» DATASET EXTRACT
---
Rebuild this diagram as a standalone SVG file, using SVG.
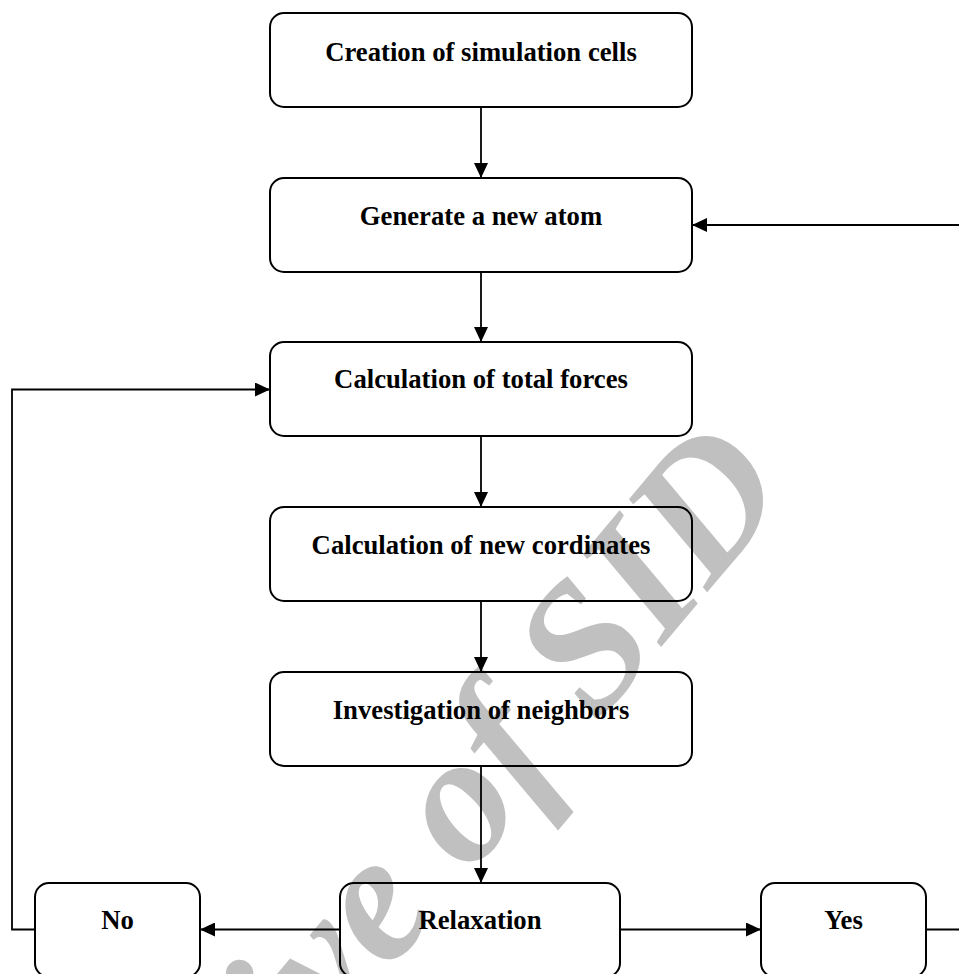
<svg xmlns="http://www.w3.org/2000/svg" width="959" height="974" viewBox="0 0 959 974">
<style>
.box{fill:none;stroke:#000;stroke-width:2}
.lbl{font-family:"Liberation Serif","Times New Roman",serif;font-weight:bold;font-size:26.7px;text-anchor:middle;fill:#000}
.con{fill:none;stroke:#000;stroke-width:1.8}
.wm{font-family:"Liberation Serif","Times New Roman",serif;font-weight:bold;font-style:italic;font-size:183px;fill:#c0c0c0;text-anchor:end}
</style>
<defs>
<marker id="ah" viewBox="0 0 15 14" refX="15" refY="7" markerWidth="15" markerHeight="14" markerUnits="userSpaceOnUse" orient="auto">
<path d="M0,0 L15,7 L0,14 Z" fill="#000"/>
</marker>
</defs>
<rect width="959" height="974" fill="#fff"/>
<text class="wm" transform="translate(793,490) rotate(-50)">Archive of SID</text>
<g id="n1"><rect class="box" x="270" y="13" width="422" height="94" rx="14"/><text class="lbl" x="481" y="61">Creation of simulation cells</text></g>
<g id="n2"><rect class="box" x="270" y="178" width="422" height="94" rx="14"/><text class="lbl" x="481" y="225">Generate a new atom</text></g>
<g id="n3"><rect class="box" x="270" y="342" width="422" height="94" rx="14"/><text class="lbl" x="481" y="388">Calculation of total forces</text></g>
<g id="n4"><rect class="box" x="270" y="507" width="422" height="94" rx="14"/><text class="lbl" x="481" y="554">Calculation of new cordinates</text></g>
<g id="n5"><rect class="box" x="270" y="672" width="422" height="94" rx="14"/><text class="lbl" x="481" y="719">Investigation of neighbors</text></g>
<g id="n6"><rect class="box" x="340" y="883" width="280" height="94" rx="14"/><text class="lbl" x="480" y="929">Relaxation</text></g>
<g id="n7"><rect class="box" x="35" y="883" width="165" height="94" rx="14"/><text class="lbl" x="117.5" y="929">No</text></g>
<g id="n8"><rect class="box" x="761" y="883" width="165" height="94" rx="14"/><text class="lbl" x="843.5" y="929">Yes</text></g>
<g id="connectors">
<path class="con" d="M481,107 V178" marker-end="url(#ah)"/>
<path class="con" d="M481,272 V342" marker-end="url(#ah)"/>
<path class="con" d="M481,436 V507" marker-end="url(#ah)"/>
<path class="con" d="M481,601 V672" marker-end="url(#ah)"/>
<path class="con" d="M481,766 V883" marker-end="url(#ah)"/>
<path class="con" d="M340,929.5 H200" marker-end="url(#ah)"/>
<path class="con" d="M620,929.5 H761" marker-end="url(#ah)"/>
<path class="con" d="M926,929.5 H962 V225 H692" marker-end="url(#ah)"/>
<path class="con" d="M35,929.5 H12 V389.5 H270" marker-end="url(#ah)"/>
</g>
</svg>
---
» EXERCISE INSTRUCTIONS
Pictures are excluded; output everything else in the data verbatim.

» COMPLETED EXERCISE
Rebuild this diagram as a standalone SVG file, using SVG.
<svg xmlns="http://www.w3.org/2000/svg" width="959" height="974" viewBox="0 0 959 974">
<style>
.box{fill:none;stroke:#000;stroke-width:2}
.lbl{font-family:"Liberation Serif","Times New Roman",serif;font-weight:bold;font-size:26.7px;text-anchor:middle;fill:#000}
.con{fill:none;stroke:#000;stroke-width:1.8}
.wm{font-family:"Liberation Serif","Times New Roman",serif;font-weight:bold;font-style:italic;font-size:183px;fill:#c0c0c0;text-anchor:end}
</style>
<defs>
<marker id="ah" viewBox="0 0 15 14" refX="15" refY="7" markerWidth="15" markerHeight="14" markerUnits="userSpaceOnUse" orient="auto">
<path d="M0,0 L15,7 L0,14 Z" fill="#000"/>
</marker>
</defs>
<rect width="959" height="974" fill="#fff"/>
<text class="wm" transform="translate(793,490) rotate(-50)">Archive of SID</text>
<g id="n1"><rect class="box" x="270" y="13" width="422" height="94" rx="14"/><text class="lbl" x="481" y="61">Creation of simulation cells</text></g>
<g id="n2"><rect class="box" x="270" y="178" width="422" height="94" rx="14"/><text class="lbl" x="481" y="225">Generate a new atom</text></g>
<g id="n3"><rect class="box" x="270" y="342" width="422" height="94" rx="14"/><text class="lbl" x="481" y="388">Calculation of total forces</text></g>
<g id="n4"><rect class="box" x="270" y="507" width="422" height="94" rx="14"/><text class="lbl" x="481" y="554">Calculation of new cordinates</text></g>
<g id="n5"><rect class="box" x="270" y="672" width="422" height="94" rx="14"/><text class="lbl" x="481" y="719">Investigation of neighbors</text></g>
<g id="n6"><rect class="box" x="340" y="883" width="280" height="94" rx="14"/><text class="lbl" x="480" y="929">Relaxation</text></g>
<g id="n7"><rect class="box" x="35" y="883" width="165" height="94" rx="14"/><text class="lbl" x="117.5" y="929">No</text></g>
<g id="n8"><rect class="box" x="761" y="883" width="165" height="94" rx="14"/><text class="lbl" x="843.5" y="929">Yes</text></g>
<g id="connectors">
<path class="con" d="M481,107 V178" marker-end="url(#ah)"/>
<path class="con" d="M481,272 V342" marker-end="url(#ah)"/>
<path class="con" d="M481,436 V507" marker-end="url(#ah)"/>
<path class="con" d="M481,601 V672" marker-end="url(#ah)"/>
<path class="con" d="M481,766 V883" marker-end="url(#ah)"/>
<path class="con" d="M340,929.5 H200" marker-end="url(#ah)"/>
<path class="con" d="M620,929.5 H761" marker-end="url(#ah)"/>
<path class="con" d="M926,929.5 H962 V225 H692" marker-end="url(#ah)"/>
<path class="con" d="M35,929.5 H12 V389.5 H270" marker-end="url(#ah)"/>
</g>
</svg>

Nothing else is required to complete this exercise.